### EXERCISE AIM
Extract each line of the material that follows exactly and omit its pictures.

+ + + + + + +

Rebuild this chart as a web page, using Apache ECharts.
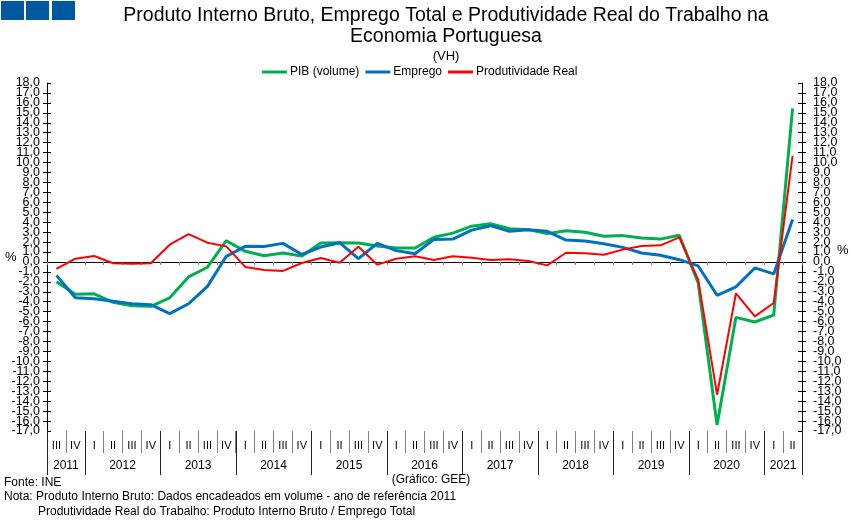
<!DOCTYPE html>
<html>
<head>
<meta charset="utf-8">
<script src="https://cdn.jsdelivr.net/npm/echarts@6/dist/echarts.min.js"></script>
<style>html,body{margin:0;padding:0;background:#fff;}#c{width:851px;height:520px;}</style>
</head>
<body>
<div id="c"></div>
<script>
// ---- data ----
const quarterLabels = ['III','IV',
  'I','II','III','IV','I','II','III','IV','I','II','III','IV','I','II','III','IV',
  'I','II','III','IV','I','II','III','IV','I','II','III','IV','I','II','III','IV',
  'I','II','III','IV','I','II'];
const years = ['2011','2012','2013','2014','2015','2016','2017','2018','2019','2020','2021'];
const quartersPerYear = [2,4,4,4,4,4,4,4,4,4,2];
const pib = [-2.0,-3.25,-3.2,-4.06,-4.4,-4.46,-3.6,-1.5,-0.53,2.14,
  1.07,0.63,0.9,0.6,1.9,1.94,1.9,1.6,1.4,1.4,
  2.48,2.9,3.6,3.85,3.35,3.25,2.85,3.15,2.98,2.58,
  2.65,2.4,2.3,2.68,-2.1,-16.4,-5.57,-6.04,-5.34,15.45];
const emprego = [-1.35,-3.6,-3.7,-3.96,-4.2,-4.3,-5.2,-4.2,-2.45,0.57,
  1.57,1.55,1.87,0.75,1.5,1.94,0.33,1.87,1.14,0.83,
  2.27,2.3,3.2,3.65,3.08,3.25,3.08,2.2,2.1,1.84,
  1.47,0.9,0.67,0.23,-0.4,-3.35,-2.5,-0.6,-1.2,4.26];
const produtividade = [-0.7,0.33,0.6,-0.13,-0.17,-0.13,1.74,2.8,1.94,1.57,
  -0.5,-0.8,-0.9,-0.1,0.4,-0.07,1.54,-0.27,0.33,0.57,
  0.2,0.57,0.43,0.2,0.27,0.1,-0.34,0.93,0.87,0.73,
  1.24,1.6,1.67,2.48,-1.8,-13.35,-3.16,-5.47,-4.13,10.7];
const seriesNames = ['PIB (volume)','Emprego','Produtividade Real'];
const yMin = -17, yMax = 18, yStep = 1;

// ---- derived axis helpers ----
const yearAxisData = new Array(quarterLabels.length + 1).fill('');
const yearBoundaries = [0];
let acc = 0;
quartersPerYear.forEach((n, k) => {
  yearAxisData[acc + n / 2] = years[k];
  acc += n;
  yearBoundaries.push(acc);
});

const FONT = 'Liberation Sans, Arial, sans-serif';
const fmt = v => v.toFixed(1).replace('.', ',');

// mode 'mid': all labels except the two ends; mode 'ends': only the two end labels
function yAx(pos, inside, mode) {
  const ends = mode === 'ends';
  return {
    type: 'value', position: pos, min: yMin, max: yMax, interval: yStep,
    splitLine: {show: false},
    axisLine: {show: !inside, lineStyle: {color: '#000', width: 1}},
    axisTick: {show: true, inside: inside, length: 4, lineStyle: {color: '#000'}},
    axisLabel: {show: true, color: '#000', fontSize: 12.5, fontFamily: FONT,
      formatter: ends ? (v => (v === yMin || v === yMax) ? fmt(v) : '') : fmt,
      showMinLabel: ends, showMaxLabel: ends, hideOverlap: false,
      margin: pos === 'left' ? 7 : 11}
  };
}
const plainText = (text, left, top, size, align) => ({
  text, left, top, padding: 0, textAlign: align || 'left',
  textStyle: {fontSize: size, fontWeight: 'normal', color: '#000', fontFamily: FONT}
});

const chart = echarts.init(document.getElementById('c'), null, {renderer: 'canvas'});
chart.setOption({
  animation: false,
  backgroundColor: '#fff',
  title: [
    {text: 'Produto Interno Bruto, Emprego Total e Produtividade Real do Trabalho na\nEconomia Portuguesa',
     left: 446, top: 5, padding: 0, textAlign: 'center',
     textStyle: {fontSize: 19.5, fontWeight: 'normal', color: '#000', fontFamily: FONT, lineHeight: 21}},
    plainText('(VH)', 446, 50, 13, 'center'),
    plainText('%', 5, 251, 13),
    plainText('%', 837, 244, 13),
    plainText('(Gráfico: GEE)', 431, 474, 12, 'center'),
    plainText('Fonte: INE', 4, 477, 12),
    plainText('Nota: Produto Interno Bruto: Dados encadeados em volume - ano de referência 2011', 4, 491, 12),
    plainText('Produtividade Real do Trabalho: Produto Interno Bruto / Emprego Total', 38, 506, 12)
  ],
  legend: {
    data: seriesNames, left: 262, top: 66, padding: 0, itemGap: 6,
    itemWidth: 25, itemHeight: 3, icon: 'rect',
    textStyle: {fontSize: 12, color: '#000', fontFamily: FONT, padding: [0, 0, 0, -2]}
  },
  graphic: [
    {type: 'rect', shape: {x: 1, y: 1, width: 23, height: 19}, style: {fill: '#0059A0'}},
    {type: 'rect', shape: {x: 26, y: 1, width: 23, height: 19}, style: {fill: '#0059A0'}},
    {type: 'rect', shape: {x: 52, y: 1, width: 23, height: 19}, style: {fill: '#0059A0'}}
  ],
  grid: {left: 47, right: 49, top: 83, bottom: 89, containLabel: false, outerBoundsMode: 'none'},
  xAxis: [
    {type: 'category', data: quarterLabels, position: 'bottom',
     axisLine: {show: true, onZero: true, lineStyle: {color: '#000', width: 1}},
     axisTick: {show: true, length: 3, lineStyle: {color: '#808080'}},
     axisLabel: {show: false}, splitLine: {show: false}},
    {type: 'category', data: quarterLabels, position: 'bottom',
     axisLine: {show: false, onZero: false},
     axisTick: {show: true, length: 22, lineStyle: {color: '#808080'}},
     axisLabel: {show: true, interval: 0, margin: 9, fontSize: 11, color: '#000', fontFamily: FONT},
     splitLine: {show: false}},
    {type: 'category', data: yearAxisData, position: 'bottom', boundaryGap: false,
     axisLine: {show: false, onZero: false},
     axisTick: {show: true, length: 44, interval: (i) => yearBoundaries.indexOf(i) >= 0,
       lineStyle: {color: '#222'}},
     axisLabel: {show: true, interval: 0, margin: 29, fontSize: 12, color: '#000', fontFamily: FONT},
     splitLine: {show: false}}
  ],
  yAxis: [yAx('left', false, 'mid'), yAx('left', true, 'ends'), yAx('right', false, 'mid'), yAx('right', true, 'ends')],
  series: [
    {name: seriesNames[0], type: 'line', data: pib, xAxisIndex: 0, yAxisIndex: 0, symbol: 'none',
     color: '#00B050', lineStyle: {width: 3, color: '#00B050'}},
    {name: seriesNames[1], type: 'line', data: emprego, xAxisIndex: 0, yAxisIndex: 0, symbol: 'none',
     color: '#0070C0', lineStyle: {width: 3, color: '#0070C0'}},
    {name: seriesNames[2], type: 'line', data: produtividade, xAxisIndex: 0, yAxisIndex: 0, symbol: 'none',
     color: '#FF0000', lineStyle: {width: 2, color: '#FF0000'}}
  ]
});
</script>
</body>
</html>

+ + + + + + +

### REPLY TO THE TASK
Rebuild this chart as a web page, using Apache ECharts.
<!DOCTYPE html>
<html>
<head>
<meta charset="utf-8">
<script src="https://cdn.jsdelivr.net/npm/echarts@6/dist/echarts.min.js"></script>
<style>html,body{margin:0;padding:0;background:#fff;}#c{width:851px;height:520px;}</style>
</head>
<body>
<div id="c"></div>
<script>
// ---- data ----
const quarterLabels = ['III','IV',
  'I','II','III','IV','I','II','III','IV','I','II','III','IV','I','II','III','IV',
  'I','II','III','IV','I','II','III','IV','I','II','III','IV','I','II','III','IV',
  'I','II','III','IV','I','II'];
const years = ['2011','2012','2013','2014','2015','2016','2017','2018','2019','2020','2021'];
const quartersPerYear = [2,4,4,4,4,4,4,4,4,4,2];
const pib = [-2.0,-3.25,-3.2,-4.06,-4.4,-4.46,-3.6,-1.5,-0.53,2.14,
  1.07,0.63,0.9,0.6,1.9,1.94,1.9,1.6,1.4,1.4,
  2.48,2.9,3.6,3.85,3.35,3.25,2.85,3.15,2.98,2.58,
  2.65,2.4,2.3,2.68,-2.1,-16.4,-5.57,-6.04,-5.34,15.45];
const emprego = [-1.35,-3.6,-3.7,-3.96,-4.2,-4.3,-5.2,-4.2,-2.45,0.57,
  1.57,1.55,1.87,0.75,1.5,1.94,0.33,1.87,1.14,0.83,
  2.27,2.3,3.2,3.65,3.08,3.25,3.08,2.2,2.1,1.84,
  1.47,0.9,0.67,0.23,-0.4,-3.35,-2.5,-0.6,-1.2,4.26];
const produtividade = [-0.7,0.33,0.6,-0.13,-0.17,-0.13,1.74,2.8,1.94,1.57,
  -0.5,-0.8,-0.9,-0.1,0.4,-0.07,1.54,-0.27,0.33,0.57,
  0.2,0.57,0.43,0.2,0.27,0.1,-0.34,0.93,0.87,0.73,
  1.24,1.6,1.67,2.48,-1.8,-13.35,-3.16,-5.47,-4.13,10.7];
const seriesNames = ['PIB (volume)','Emprego','Produtividade Real'];
const yMin = -17, yMax = 18, yStep = 1;

// ---- derived axis helpers ----
const yearAxisData = new Array(quarterLabels.length + 1).fill('');
const yearBoundaries = [0];
let acc = 0;
quartersPerYear.forEach((n, k) => {
  yearAxisData[acc + n / 2] = years[k];
  acc += n;
  yearBoundaries.push(acc);
});

const FONT = 'Liberation Sans, Arial, sans-serif';
const fmt = v => v.toFixed(1).replace('.', ',');

// mode 'mid': all labels except the two ends; mode 'ends': only the two end labels
function yAx(pos, inside, mode) {
  const ends = mode === 'ends';
  return {
    type: 'value', position: pos, min: yMin, max: yMax, interval: yStep,
    splitLine: {show: false},
    axisLine: {show: !inside, lineStyle: {color: '#000', width: 1}},
    axisTick: {show: true, inside: inside, length: 4, lineStyle: {color: '#000'}},
    axisLabel: {show: true, color: '#000', fontSize: 12.5, fontFamily: FONT,
      formatter: ends ? (v => (v === yMin || v === yMax) ? fmt(v) : '') : fmt,
      showMinLabel: ends, showMaxLabel: ends, hideOverlap: false,
      margin: pos === 'left' ? 7 : 11}
  };
}
const plainText = (text, left, top, size, align) => ({
  text, left, top, padding: 0, textAlign: align || 'left',
  textStyle: {fontSize: size, fontWeight: 'normal', color: '#000', fontFamily: FONT}
});

const chart = echarts.init(document.getElementById('c'), null, {renderer: 'canvas'});
chart.setOption({
  animation: false,
  backgroundColor: '#fff',
  title: [
    {text: 'Produto Interno Bruto, Emprego Total e Produtividade Real do Trabalho na\nEconomia Portuguesa',
     left: 446, top: 5, padding: 0, textAlign: 'center',
     textStyle: {fontSize: 19.5, fontWeight: 'normal', color: '#000', fontFamily: FONT, lineHeight: 21}},
    plainText('(VH)', 446, 50, 13, 'center'),
    plainText('%', 5, 251, 13),
    plainText('%', 837, 244, 13),
    plainText('(Gráfico: GEE)', 431, 474, 12, 'center'),
    plainText('Fonte: INE', 4, 477, 12),
    plainText('Nota: Produto Interno Bruto: Dados encadeados em volume - ano de referência 2011', 4, 491, 12),
    plainText('Produtividade Real do Trabalho: Produto Interno Bruto / Emprego Total', 38, 506, 12)
  ],
  legend: {
    data: seriesNames, left: 262, top: 66, padding: 0, itemGap: 6,
    itemWidth: 25, itemHeight: 3, icon: 'rect',
    textStyle: {fontSize: 12, color: '#000', fontFamily: FONT, padding: [0, 0, 0, -2]}
  },
  graphic: [
    {type: 'rect', shape: {x: 1, y: 1, width: 23, height: 19}, style: {fill: '#0059A0'}},
    {type: 'rect', shape: {x: 26, y: 1, width: 23, height: 19}, style: {fill: '#0059A0'}},
    {type: 'rect', shape: {x: 52, y: 1, width: 23, height: 19}, style: {fill: '#0059A0'}}
  ],
  grid: {left: 47, right: 49, top: 83, bottom: 89, containLabel: false, outerBoundsMode: 'none'},
  xAxis: [
    {type: 'category', data: quarterLabels, position: 'bottom',
     axisLine: {show: true, onZero: true, lineStyle: {color: '#000', width: 1}},
     axisTick: {show: true, length: 3, lineStyle: {color: '#808080'}},
     axisLabel: {show: false}, splitLine: {show: false}},
    {type: 'category', data: quarterLabels, position: 'bottom',
     axisLine: {show: false, onZero: false},
     axisTick: {show: true, length: 22, lineStyle: {color: '#808080'}},
     axisLabel: {show: true, interval: 0, margin: 9, fontSize: 11, color: '#000', fontFamily: FONT},
     splitLine: {show: false}},
    {type: 'category', data: yearAxisData, position: 'bottom', boundaryGap: false,
     axisLine: {show: false, onZero: false},
     axisTick: {show: true, length: 44, interval: (i) => yearBoundaries.indexOf(i) >= 0,
       lineStyle: {color: '#222'}},
     axisLabel: {show: true, interval: 0, margin: 29, fontSize: 12, color: '#000', fontFamily: FONT},
     splitLine: {show: false}}
  ],
  yAxis: [yAx('left', false, 'mid'), yAx('left', true, 'ends'), yAx('right', false, 'mid'), yAx('right', true, 'ends')],
  series: [
    {name: seriesNames[0], type: 'line', data: pib, xAxisIndex: 0, yAxisIndex: 0, symbol: 'none',
     color: '#00B050', lineStyle: {width: 3, color: '#00B050'}},
    {name: seriesNames[1], type: 'line', data: emprego, xAxisIndex: 0, yAxisIndex: 0, symbol: 'none',
     color: '#0070C0', lineStyle: {width: 3, color: '#0070C0'}},
    {name: seriesNames[2], type: 'line', data: produtividade, xAxisIndex: 0, yAxisIndex: 0, symbol: 'none',
     color: '#FF0000', lineStyle: {width: 2, color: '#FF0000'}}
  ]
});
</script>
</body>
</html>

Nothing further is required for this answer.